How to update table rows with recently modified data

stevelp · March 24, 2020, 10:01pm

I’m pulling data from an API which limits the number of rows I can call each month. To solve for this, I’d like to design a few flows in KNIME to accomplish the following:

Original data pull from API which writes to a local table (Done)
Subsequent data pull from API which only calls rows that have been updated in the last 30 days. Some of these will be completely new rows, and some will be updated rows (Done)
Merge the results from steps 1 and 2 so that any rows in the second pull replace rows from the original pull (This is the step I’m having trouble with).

I have a unique ID in my data, so I’m able to match the two datasets using a full outer join with the joiner tool, but I’m not sure how to consolidate this back into one clean dataset. Right now I have two sets of columns for all my rows.

Also, is there a way for me to append a date field when a row is pulled from the API, or when a node is run? Ideally, I’d like it display it prominently so it’s obvious how long it’s been since the data has been refreshed.

I’m uploading a sample flow with most of the columns removed.
Table Join Example.knwf (245.1 KB)

AlexanderFillbrunn · March 25, 2020, 11:05am

Hi,
can you remove the old rows from your dataset using a Reference Row Filter and then merge the result with the new data pulled from the API using the Concatenate node?
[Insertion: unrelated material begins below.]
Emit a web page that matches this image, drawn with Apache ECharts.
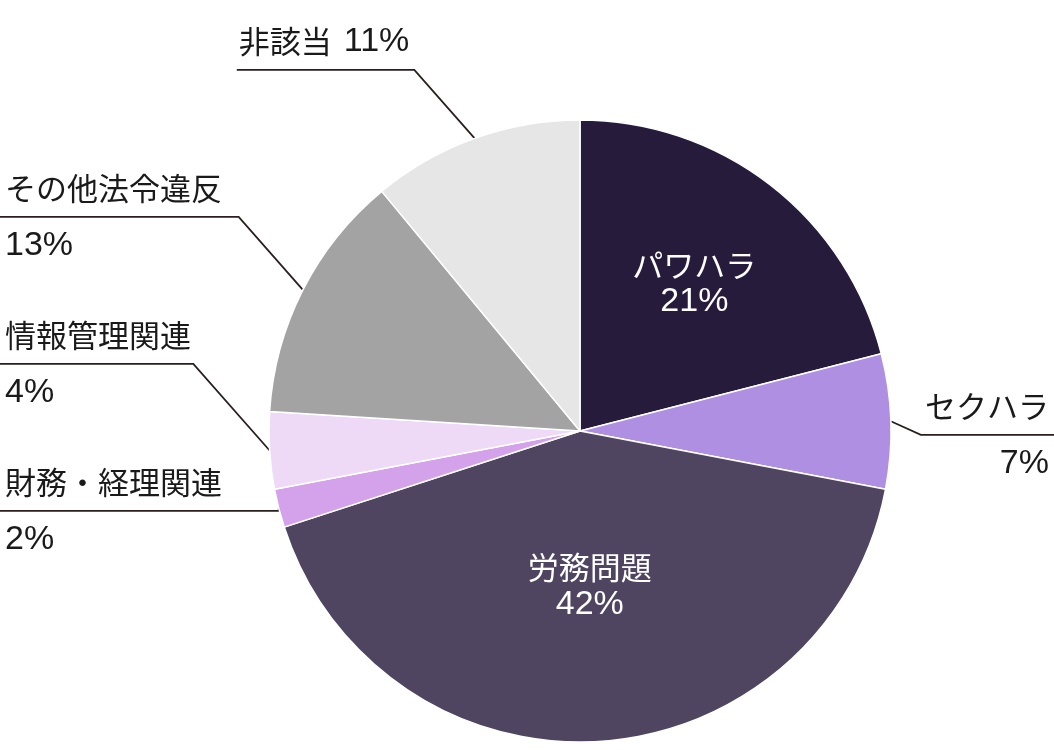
<!DOCTYPE html>
<html><head><meta charset="utf-8">
<script src="https://cdn.jsdelivr.net/npm/echarts@6/dist/echarts.min.js"></script>
<style>html,body{margin:0;padding:0;background:#fff}#c{width:1054px;height:750px}</style>
</head><body><div id="c"></div>
<script>
// ---- data ----
const categories = ['パワハラ','セクハラ','労務問題','財務・経理関連','情報管理関連','その他法令違反','非該当'];
const values = [21, 7, 42, 2, 4, 13, 11];
const colors = ['#271b3b','#af8fe2','#4f4560','#d3a2ea','#eed9f6','#a3a3a3','#e6e6e6'];
// labels drawn inside the slice (value = fraction of radius)
const insideLabels = {'パワハラ': 0.6, '労務問題': 0.5};
// labels written on one line next to the leader line
const inlineLabels = ['非該当'];

// ---- layout ----
const W = 1054, CX = 580, CY = 431, R = 311;
const CJK = '"Noto Sans CJK JP", "Noto Sans", sans-serif';
const LATIN = '"Liberation Sans", Arial, sans-serif';
const FS = 31, FS_PCT = 34;
const GAP = 147, LEN = 10, RIGHT_DROP = 14, SLOPE = 0.88, EDGE = 5;

const total = values.reduce((a, b) => a + b, 0);
let acc = 0;
const mids = values.map(v => { const m = (acc + v / 2) / total * 2 * Math.PI; acc += v; return m; });
const natY = i => CY - (R + LEN) * Math.cos(mids[i]);
const lineY = {};
const outside = categories.map((c, i) => i).filter(i => !(categories[i] in insideLabels));
const leftSide = outside.filter(i => Math.sin(mids[i]) < 0).sort((a, b) => natY(b) - natY(a));
let prev = Infinity;
leftSide.forEach(i => { const y = Math.min(natY(i), prev - GAP); lineY[i] = y; prev = y; });
outside.filter(i => Math.sin(mids[i]) >= 0).forEach(i => { lineY[i] = natY(i) + RIGHT_DROP; });

function richFor(color, lh) {
  return {
    n: { fontFamily: CJK, fontSize: FS, color: color, lineHeight: lh },
    p: { fontFamily: LATIN, fontSize: FS_PCT, color: color, lineHeight: lh },
    s: { fontFamily: LATIN, fontSize: FS_PCT, color: color, lineHeight: lh, width: 12 }
  };
}

const data = categories.map((name, i) => {
  const inside = name in insideLabels;
  const inline = inlineLabels.includes(name);
  return {
    name, value: values[i],
    itemStyle: { color: colors[i] },
    label: inside
      ? { position: 'inside', color: '#ffffff', lineHeight: 37, rich: richFor('#ffffff', 37),
          formatter: '{n|{b}}\n{p|{d}%}' }
      : { position: 'outside', color: '#1a1a1a', lineHeight: 57, rich: richFor('#1a1a1a', 57),
          formatter: inline ? '{n|{b}}{s| }{p|{d}%}\n{n| }' : '{n|{b}}\n{p|{d}%}' },
    labelLine: { show: !inside }
  };
});

function layoutLabel(p) {
  const i = p.dataIndex, name = categories[i];
  if (name in insideLabels) {
    const f = insideLabels[name];
    return { x: CX + f * R * Math.sin(mids[i]), y: CY - f * R * Math.cos(mids[i]), align: 'center', verticalAlign: 'middle' };
  }
  const p0 = p.labelLinePoints[0];
  const y = lineY[i];
  const w = p.labelRect.width;
  if (Math.sin(mids[i]) < 0) {
    const ex = p0[0] - SLOPE * Math.max(0, p0[1] - y);
    if (inlineLabels.includes(name)) {
      const tx = ex - 5;
      return { x: tx, y: y, align: 'right', verticalAlign: 'middle',
               labelLinePoints: [p0, [ex, y], [tx - w - 2, y]] };
    }
    return { x: EDGE, y: y, align: 'left', verticalAlign: 'middle',
             labelLinePoints: [p0, [ex, y], [0, y]] };
  }
  const ex = p0[0] + 30;
  return { x: W - EDGE, y: y, align: 'right', verticalAlign: 'middle',
           labelLinePoints: [p0, [ex, y], [W, y]] };
}

const chart = echarts.init(document.getElementById('c'), null, { renderer: 'canvas' });
chart.setOption({
  animation: false,
  backgroundColor: '#ffffff',
  series: [{
    type: 'pie',
    center: [CX, CY],
    radius: R,
    startAngle: 90,
    clockwise: true,
    avoidLabelOverlap: false,
    silent: true,
    itemStyle: { borderColor: '#ffffff', borderWidth: 1.5 },
    label: { fontFamily: CJK, fontSize: FS, overflow: 'none' },
    labelLine: { length: LEN, length2: 10, lineStyle: { color: '#2a1f1f', width: 1.8 } },
    labelLayout: layoutLabel,
    data: data
  }]
});
</script>
</body></html>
Regarding the date field: You can use a Create Date&Time Range node with execution time as start time and the number of rows set to 1, then add that single row to the dataset using a Cross Joiner.
Kind regards
Alexander

ipazin · March 25, 2020, 3:04pm

Hi there @stevelp,

also you could concatenate original and recent data and then follow it with Duplicate Row Filter based on unique ID you have and have option to keep the last row.

Br,
Ivan

stevelp · March 26, 2020, 4:00am

Thanks @AlexanderFillbrunn! This worked beautifully!

can you remove the old rows from your dataset using a Reference Row Filter and then merge the result with the new data pulled from the API using the Concatenate node?

Regarding the date field: You can use a Create Date&Time Range node with execution time as start time and the number of rows set to 1, then add that single row to the dataset using a Cross Joiner.

I added the Create Date&Time Range node and added it to the dataset using Cross Joiner. However, This is a separate node on my workflow. I guess it’s possible that a person could reset and refresh only the nodes they want to get the new dataset, but the Create Date&Time Range won’t be reset unless they reset that node as well. Is there a way I can make this node somehow dependent on the execution of another node?

I’m attaching a screenshot of this part of my flow for reference, where upstream nodes were reset, but the create Date&Time Range node was not.

stevelp · March 26, 2020, 4:04am

Thanks @ipazin! I like this solution as well!

also you could concatenate original and recent data and then follow it with Duplicate Row Filter based on unique ID you have and have option to keep the last row.

I had initially tried to do it this way. I just hadn’t realized I needed to add a Duplicate Row Filter to get rid of the unwanted rows. I kept thinking this was an option in the concatenate node I didn’t know how to activate.

AlexanderFillbrunn · March 26, 2020, 7:17am

Hi,
You can right click and select “Show Flow Variable Ports” on the Concatenate and Create Date&time Range nodes. Then you can create a flow var connection between the two nodes to make one dependent from the other. The Show Flow Variables step is not really necessary, because you can even drag the connection without the ports being visible, but it is easier to understand what you are doing that way.
Kind regards
Alexander

system · April 2, 2020, 7:17am

This topic was automatically closed 7 days after the last reply. New replies are no longer allowed.